Neuronal oscillations at specific frequencies in the prefrontal cortex are implicated in cognition and memory (Salinas and Sejnowski, 2001; Buzsáki and Draguhn, 2004; Tanigawa et al., 2022). Frontal γ and θ oscillations are responsible for the interaction between cortical structures and other brain areas for encoding and retrieval of episodic memory (Nyhus and Curran, 2010). Greater frontal γ and θ power have been found during the episodic memory task, and γ oscillation covaried with θ oscillation (Burgess and Ali, 2002; Doppelmayr et al., 2000; Düzel et al., 2003; Hanslmayr et al., 2009). While δ oscillation reflects genuine processing involved in memory consolidation (Todorova and Zugaro, 2019), and decreased δ power is related to enhanced memory performance (Cui et al., 2022; Balconi and Pagani, 2015). Besides, mounting evidence has shown that prefrontal excitatory and inhibitory neurotransmitters participate in regulating memory function, and the improvement of memory performance may result from increased glutamate levels and decreased gamma-aminobutyric acid (GABA) levels in the prefrontal cortex (Dawson et al., 2001; Thielen et al., 2019; Piechal et al., 2023; Jentsch et al., 2009; Davydova et al., 2020; Pistis et al., 2002; Sandini et al., 2019).
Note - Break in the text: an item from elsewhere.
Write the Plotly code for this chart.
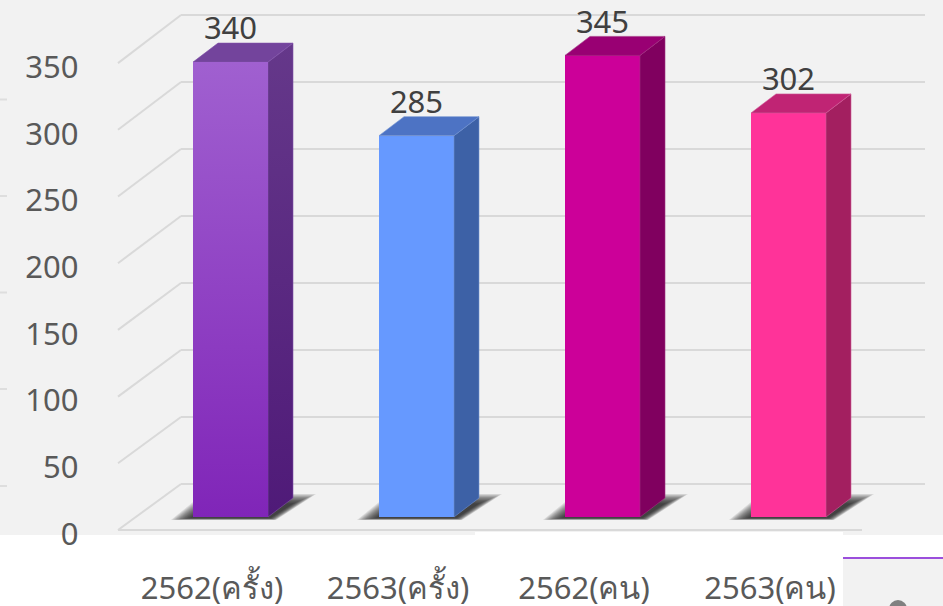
import plotly.graph_objects as go

categories = ["2562(ครั้ง)", "2563(ครั้ง)", "2562(คน)", "2563(คน)"]
values = [340, 285, 345, 302]
axis_ticks = [0, 50, 100, 150, 200, 250, 300, 350]
front_colors = ["#8f3cc6", "#6699ff", "#cc0099", "#ff3399"]
side_colors = ["#5a2685", "#3d61a6", "#80005f", "#a31f60"]
top_colors = ["#73449c", "#4d73c4", "#990073", "#c02474"]
edge_colors = ["#7f50a8", "#6f90d0", "#a03080", "#d05c98"]
edge_marks = [99.5, 196, 292.5, 389, 486]

W, H = 943, 606
X0, DX = 230.5, 186.0      # pixel centre of the first bar, pixels per category
Y0, DY = 517.0, 1.338      # pixel of the bars' base, pixels per unit
BAR_W = 75.0
DEPTH_X, DEPTH_Y = 25.0, 19.0
FONT = "Noto Sans"

x_range = [(0 - X0) / DX, (W - X0) / DX]
y_range = [(Y0 - H) / DY, Y0 / DY]


def dx(px):
    return px / DX


def dy(px):
    return px / DY


def to_x(px):
    return (px - X0) / DX


def to_y(px):
    return (Y0 - px) / DY


def px_x(px):
    return px / W


def px_y(py):
    return 1 - py / H


fig = go.Figure()
shapes = []


def rect(x0, y0, x1, y1, color):
    shapes.append(dict(type="rect", xref="paper", yref="paper", layer="below",
                       x0=px_x(x0), x1=px_x(x1), y0=px_y(y0), y1=px_y(y1),
                       fillcolor=color, line_width=0))


def path(points):
    return "M " + " L ".join(f"{a:.5f},{b:.5f}" for a, b in points) + " Z"


# page pieces around the chart
rect(0, 535, 475, H, "#ffffff")
rect(475, 532, 843, H, "#ffffff")
rect(843, 535, W, 558, "#ffffff")
rect(843, 557, W, 559, "#9b4fdc")
for y in edge_marks:
    rect(0, y - 1, 7, y + 1, "#dedede")
shapes.append(dict(type="circle", xref="paper", yref="paper", layer="below",
                   x0=px_x(889), x1=px_x(907), y0=px_y(618), y1=px_y(600),
                   fillcolor="#808080", line_width=0))

# 3D wall grid
GRID = "#d9d9d9"
for v in axis_ticks:
    back = 484 - 1.34 * v
    front = 530 - 1.334 * v
    shapes.append(dict(type="line", layer="below", xref="x", yref="y",
                       x0=to_x(118), y0=to_y(front), x1=to_x(181), y1=to_y(back),
                       line=dict(color=GRID, width=2)))
    shapes.append(dict(type="line", layer="below", xref="x", yref="y",
                       x0=to_x(181), y0=to_y(back), x1=to_x(925), y1=to_y(back),
                       line=dict(color=GRID, width=2)))
shapes.append(dict(type="line", layer="below", xref="x", yref="y",
                   x0=to_x(118), y0=to_y(530), x1=to_x(862), y1=to_y(530),
                   line=dict(color=GRID, width=2)))

# soft floor shadows
half = dx(BAR_W / 2)
for i in range(len(values)):
    for inset in range(14):
        k = inset * 1.5
        pts = [
            (i - half + dx(-22 + k), dy(-3 + 0.1 * k)),
            (i - half + dx(10 + k * 0.5), dy(23 - 0.5 * k)),
            (i + half + dx(48 - k * 1.2), dy(23 - 0.5 * k)),
            (i + half + dx(8 - k * 0.3), dy(-3 + 0.1 * k)),
        ]
        shapes.append(dict(type="path", layer="below", xref="x", yref="y",
                           path=path(pts), fillcolor="rgba(30,30,30,0.11)", line_width=0))

# front faces
fig.add_trace(go.Bar(x=list(range(len(values))), y=values, width=BAR_W / DX,
                     marker=dict(color=front_colors, line=dict(width=0)),
                     hoverinfo="skip", showlegend=False))

for i, v in enumerate(values):
    xl, xr = i - half, i + half
    ox, oy = dx(DEPTH_X), dy(DEPTH_Y)
    side = dict(x=[xr, xr + ox, xr + ox, xr, xr], y=[0, oy, v + oy, v, 0])
    top = dict(x=[xl, xl + ox, xr + ox, xr, xl], y=[v, v + oy, v + oy, v, v])
    side_style = dict(fillcolor=side_colors[i])
    if i == 0:
        side_style = dict(fillgradient=dict(type="vertical",
                                            colorscale=[[0, "#4f1a78"], [1, "#65388a"]]))
    fig.add_trace(go.Scatter(**side, mode="lines", fill="toself",
                             line=dict(color=edge_colors[i], width=0.6),
                             hoverinfo="skip", showlegend=False, **side_style))
    fig.add_trace(go.Scatter(**top, mode="lines", fill="toself", fillcolor=top_colors[i],
                             line=dict(color=edge_colors[i], width=0.6),
                             hoverinfo="skip", showlegend=False))
    if i == 0:
        fig.add_trace(go.Scatter(x=[xl, xr, xr, xl, xl], y=[0, 0, v, v, 0], mode="lines",
                                 fill="toself", line=dict(width=0),
                                 fillgradient=dict(type="vertical",
                                                   colorscale=[[0, "#8025b8"], [1, "#a060d0"]]),
                                 hoverinfo="skip", showlegend=False))

# value labels
fig.add_trace(go.Scatter(x=list(range(len(values))),
                         y=[v + dy(DEPTH_Y + 11.5) for v in values],
                         text=[str(v) for v in values], mode="text",
                         textposition="middle center",
                         textfont=dict(family=FONT, size=31, color="#404040"),
                         hoverinfo="skip", showlegend=False))

# carrier trace for the axes that hold the tick labels
fig.add_trace(go.Scatter(x=list(range(len(categories))), y=axis_ticks[:len(categories)],
                         xaxis="x2", yaxis="y2", mode="markers", marker=dict(opacity=0),
                         hoverinfo="skip", showlegend=False))

LABEL_SHIFT_X = 18.5
LABEL_Y0, LABEL_DY = 534.0, 1.334

fig.update_layout(
    width=W, height=H, autosize=False,
    margin=dict(l=0, r=0, t=0, b=0, pad=0),
    paper_bgcolor="#f2f2f2", plot_bgcolor="rgba(0,0,0,0)",
    shapes=shapes, showlegend=False, bargap=0,
    xaxis=dict(range=x_range, domain=[0, 1], visible=False, fixedrange=True, automargin=False),
    yaxis=dict(range=y_range, domain=[0, 1], visible=False, fixedrange=True, automargin=False),
    xaxis2=dict(range=[x_range[0] + LABEL_SHIFT_X / DX, x_range[1] + LABEL_SHIFT_X / DX],
                overlaying="x", anchor="free", position=px_y(567), side="bottom",
                automargin=False, tickangle=0,
                tickvals=list(range(len(categories))), ticktext=categories,
                showgrid=False, zeroline=False, showline=False, ticks="",
                tickfont=dict(family=FONT, size=31, color="#595959"), fixedrange=True),
    yaxis2=dict(range=[(LABEL_Y0 - H) / LABEL_DY, LABEL_Y0 / LABEL_DY],
                overlaying="y", anchor="free", position=px_x(78.5), side="left",
                automargin=False,
                tickvals=axis_ticks, ticktext=[str(t) for t in axis_ticks],
                showgrid=False, zeroline=False, showline=False, ticks="",
                tickfont=dict(family=FONT, size=31, color="#595959"), fixedrange=True),
)

fig.write_html("out.html", config=dict(displayModeBar=False),
               post_script="document.body.style.margin='0';document.body.style.background='#f2f2f2';")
These studies strongly support the involvement of prefrontal neuronal oscillations and levels of extracellular GABA and glutamate in modulating memory function.

rTMS has the potential to regulate network oscillations in the prefrontal cortex with the “entrainment” after-effects (Thut et al., 2011; Suppa et al., 2016; Huerta and Volpe, 2009; Woźniak-Kwaśniewska et al., 2014; Barr et al., 2009; Wang et al., 2023a). Several studies from humans and rodents suggest that high-frequency rTMS or iTBS can enhance working memory while altering the power and coherence of neuronal oscillations in the prefrontal cortex (Barr et al., 2009; Liu et al., 2021; Bai et al., 2018; Wang et al., 2023a). In addition to neuronal oscillations, changes in prefrontal neurotransmitters potentially contribute to the rTMS's after-effects. (Li et al., 2019; Godfrey et al., 2021; Yang et al., 2014; Michael et al., 2003). For example, a previous study showed that high-frequency rTMS elevated prefrontal glutamate levels in patients with major depressive disorder using magnetic resonance spectroscopy (Yang et al., 2014). Another study in healthy controls found that high-frequency rTMS could alter glutamate/glutamine ratio in the prefrontal cortex, and these changes were dependent on the pre-stimulation glutamate/glutamine ratio (Michael et al., 2003). Besides, reduced GABA/Glx ratio was found in the ACC in healthy controls after receiving the prefrontal iTBS protocol (Iwabuchi et al., 2017). Accordingly, we can hypothesize that high-frequency rTMS or iTBS may exert after-effects on episodic memory performance through modulating neuronal oscillations and neurotransmitter levels in the prefrontal cortex.

Herein, we carried out behavioral tests to compare the effects of high-frequency rTMS and iTBS on episodic memory in healthy rats. To further clarify the underlying mechanism, we collected local field potential (LFP) recordings and single-unit recordings, and performed in vivo microdialysis and neurochemical experiments to investigate the effects of the two stimulation modalities on neuronal oscillations and levels of extracellular GABA and glutamate in the anterior cingulate cortex (ACC) which is a subregion of the prefrontal cortex.